Лидия молча отправилась собирать вещи. Незадачливый кавалер стоял в дверях и зорко наблюдал, чтобы женщина не прихватила ничего, что могло бы потребоваться новой власти. Лидия все же исхитрилась спрятать шкатулку с драгоценностями в узле с детскими вещичками. В последний раз оглянулась на родной дом, до крови прикусила губу, чтобы скрыть навернувшиеся слезы.

– Может, передумаешь? – крикнул вслед комиссар.
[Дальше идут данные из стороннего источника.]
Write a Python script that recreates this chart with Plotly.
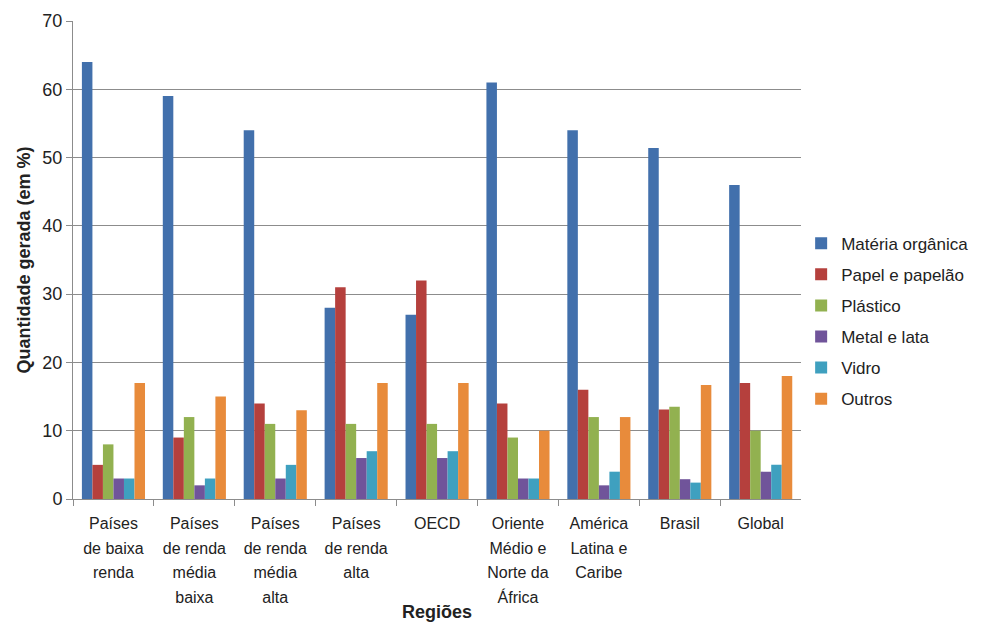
import plotly.graph_objects as go

# Regions on the category axis, one list of wrapped lines per group
regioes_linhas = [
    ["Países", "de baixa", "renda"],
    ["Países", "de renda", "média", "baixa"],
    ["Países", "de renda", "média", "alta"],
    ["Países", "de renda", "alta"],
    ["OECD"],
    ["Oriente", "Médio e", "Norte da", "África"],
    ["América", "Latina e", "Caribe"],
    ["Brasil"],
    ["Global"],
]
regioes = [" ".join(linhas) for linhas in regioes_linhas]

# Share of generated waste per material (%)
materia_organica = [64, 59, 54, 28, 27, 61, 54, 51.4, 46]
papel_papelao = [5, 9, 14, 31, 32, 14, 16, 13.1, 17]
plastico = [8, 12, 11, 11, 11, 9, 12, 13.5, 10]
metal_lata = [3, 2, 3, 6, 6, 3, 2, 2.9, 4]
vidro = [3, 3, 5, 7, 7, 3, 4, 2.4, 5]
outros = [17, 15, 13, 17, 17, 10, 12, 16.7, 18]

series = [
    ("Matéria orgânica", materia_organica, "#4270ac"),
    ("Papel e papelão", papel_papelao, "#b5403d"),
    ("Plástico", plastico, "#92b150"),
    ("Metal e lata", metal_lata, "#70549a"),
    ("Vidro", vidro, "#3fa0bf"),
    ("Outros", outros, "#e88b3b"),
]

fig = go.Figure()
for nome, valores, cor in series:
    fig.add_trace(go.Bar(
        x=regioes, y=valores, name=nome, legendgroup=nome,
        marker=dict(color=cor, line=dict(width=0)),
    ))

# Wrapped tick labels: the outer font size sets the line pitch,
# the inner span sets the glyph size.
rotulos = ["<br>".join(f"<span style='font-size:16px'>{l}</span>" for l in linhas)
           for linhas in regioes_linhas]

grid = "#8c8c8c"
texto = "#222222"
fig.update_layout(
    width=983, height=626,
    margin=dict(l=73, r=174, t=21, b=127),
    paper_bgcolor="white", plot_bgcolor="white",
    barmode="group", bargap=0.22, bargroupgap=0,
    font=dict(family="Liberation Sans, Arial, sans-serif", size=17, color=texto),
    legend=dict(
        xref="container", yref="container",
        x=0.815, y=0.487, xanchor="left", yanchor="middle",
        font=dict(size=17, color=texto),
        bgcolor="rgba(0,0,0,0)",
        tracegroupgap=6,
    ),
    showlegend=True,
)
fig.update_xaxes(
    type="category", automargin=False,
    tickson="boundaries", tickangle=0,
    tickvals=regioes, ticktext=rotulos,
    ticks="outside", ticklen=6, tickcolor=grid,
    ticklabelstandoff=6,
    showline=True, linecolor=grid, linewidth=1,
    tickfont=dict(size=19, color=texto),
    title=dict(text="<b>Regiões</b>", font=dict(size=18, color=texto), standoff=0),
)
fig.update_yaxes(
    range=[0, 70], dtick=10, automargin=False,
    showgrid=True, gridcolor=grid, gridwidth=1,
    ticks="outside", ticklen=6, tickcolor=grid,
    showline=True, linecolor=grid, linewidth=1,
    zeroline=False,
    tickfont=dict(size=18, color=texto),
    title=dict(text="<b>Quantidade gerada (em %)</b>", font=dict(size=18, color=texto), standoff=7),
)

fig.write_html("out.html")
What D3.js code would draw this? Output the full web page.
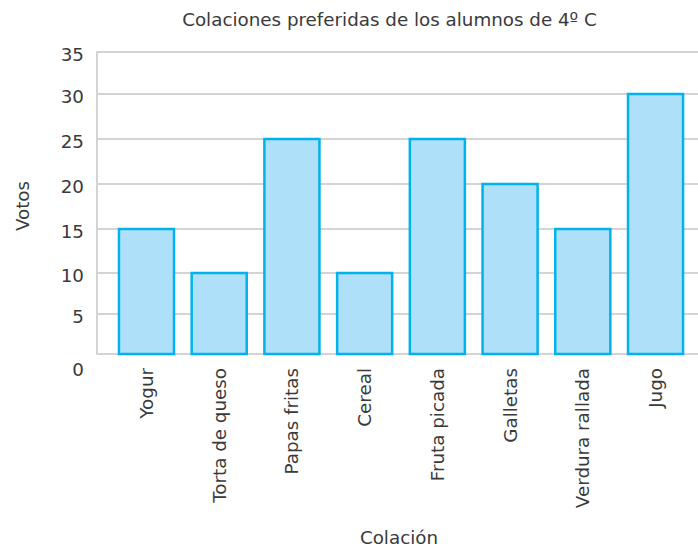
<!DOCTYPE html>
<html>
<head>
<meta charset="utf-8">
<script src="https://cdn.jsdelivr.net/npm/d3@7"></script>
<style>
  html, body { margin: 0; padding: 0; background: #fff; }
  svg { display: block; font-family: "DejaVu Sans", sans-serif; }
</style>
</head>
<body>
<svg id="chart" width="698" height="548"></svg>
<script>
const categories = ["Yogur", "Torta de queso", "Papas fritas", "Cereal", "Fruta picada", "Galletas", "Verdura rallada", "Jugo"];
const votes = [15, 10, 25, 10, 25, 20, 15, 30];
const yTicks = [0, 5, 10, 15, 20, 25, 30, 35];
const title = "Colaciones preferidas de los alumnos de 4º C";
const xTitle = "Colación";
const yTitle = "Votos";

const svg = d3.select("#chart");
const textColor = "#3a3a3a";
const fs = 18.3;

// piecewise linear scale reproducing the slightly uneven spacing of the original
const y = d3.scaleLinear()
  .domain(yTicks)
  .range([354, 314, 273, 229, 184, 139, 94, 52]);

const x = d3.scaleBand()
  .domain(categories)
  .range([101.5, 700.5])
  .paddingInner(0.243)
  .paddingOuter(0.24);

// gridlines
svg.append("g").selectAll("line")
  .data(yTicks)
  .join("line")
  .attr("x1", 97).attr("x2", 698)
  .attr("y1", d => y(d)).attr("y2", d => y(d))
  .attr("stroke", "#d4d4d6").attr("stroke-width", 2);

// y axis line
svg.append("line")
  .attr("x1", 97).attr("x2", 97)
  .attr("y1", y(35) - 1).attr("y2", y(0) + 1)
  .attr("stroke", "#d4d4d6").attr("stroke-width", 2);

// y tick labels
svg.append("g").selectAll("text")
  .data(yTicks)
  .join("text")
  .attr("x", 84)
  .attr("y", d => y(d) + (d === 0 ? 15 : 2))
  .attr("text-anchor", "end")
  .attr("dominant-baseline", "central")
  .attr("font-size", fs)
  .attr("fill", textColor)
  .text(d => d);

// bars
svg.append("g").selectAll("rect")
  .data(categories)
  .join("rect")
  .attr("x", d => x(d))
  .attr("width", x.bandwidth())
  .attr("y", (d, i) => y(votes[i]))
  .attr("height", (d, i) => y(0) - y(votes[i]))
  .attr("fill", "#aee0f9")
  .attr("stroke", "#00b3ec")
  .attr("stroke-width", 2.5);

// x labels
svg.append("g").selectAll("text")
  .data(categories)
  .join("text")
  .attr("transform", d => `translate(${x(d) + x.bandwidth() / 2},368) rotate(-90)`)
  .attr("text-anchor", "end")
  .attr("dominant-baseline", "central")
  .attr("font-size", fs)
  .attr("fill", textColor)
  .text(d => d);

// title
svg.append("text")
  .attr("x", 389.5).attr("y", 19)
  .attr("text-anchor", "middle")
  .attr("dominant-baseline", "central")
  .attr("font-size", fs)
  .attr("fill", textColor)
  .text(title);

// axis titles
svg.append("text")
  .attr("x", 399).attr("y", 537)
  .attr("text-anchor", "middle")
  .attr("dominant-baseline", "central")
  .attr("font-size", fs)
  .attr("fill", textColor)
  .text(xTitle);

svg.append("text")
  .attr("transform", "translate(22,206) rotate(-90)")
  .attr("text-anchor", "middle")
  .attr("dominant-baseline", "central")
  .attr("font-size", fs)
  .attr("fill", textColor)
  .text(yTitle);
</script>
</body>
</html>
Но Лидия не оборачивалась. В Москве она надеялась найти правду. Надеждам не суждено было сбыться: после ее молчаливого ухода бравый комиссар с товарищами учинили грандиозную попойку, закончившуюся пожаром. Деревянный дом полыхнул, как стог сена, и погреб под горящими обломками представителей новой власти.


Страшной дорогой до Москвы Лидия потеряла дочь, Оленьку. Слабенькую, болезненную девчушку свалила пневмония. Потом были вокзалы, подвалы, улицы, грязные ночлежки… Однажды в приемную к самому наркому просвещения Луначарскому после краткого скандала вошла растрепанная, худая, прямая как жердь женщина с лихорадочно горящими глазами на белом лице, в некогда дорогом, из французского облегченного драпа, пошитом по моде позапрошлого сезона, изрядно замызганном пальто, растоптанных туфлях и объявила, что не сойдет с места, пока не увидит начальника. Позади жались друг к дружке четверо измученных полупрозрачных ребятишек. Нарком женщину принял, выслушал, поселил в барак и дал направление на работу – школьной учительницей. Про прошлое велел помалкивать, а еще лучше – вовсе позабыть, как сон невероятный и бесполезный.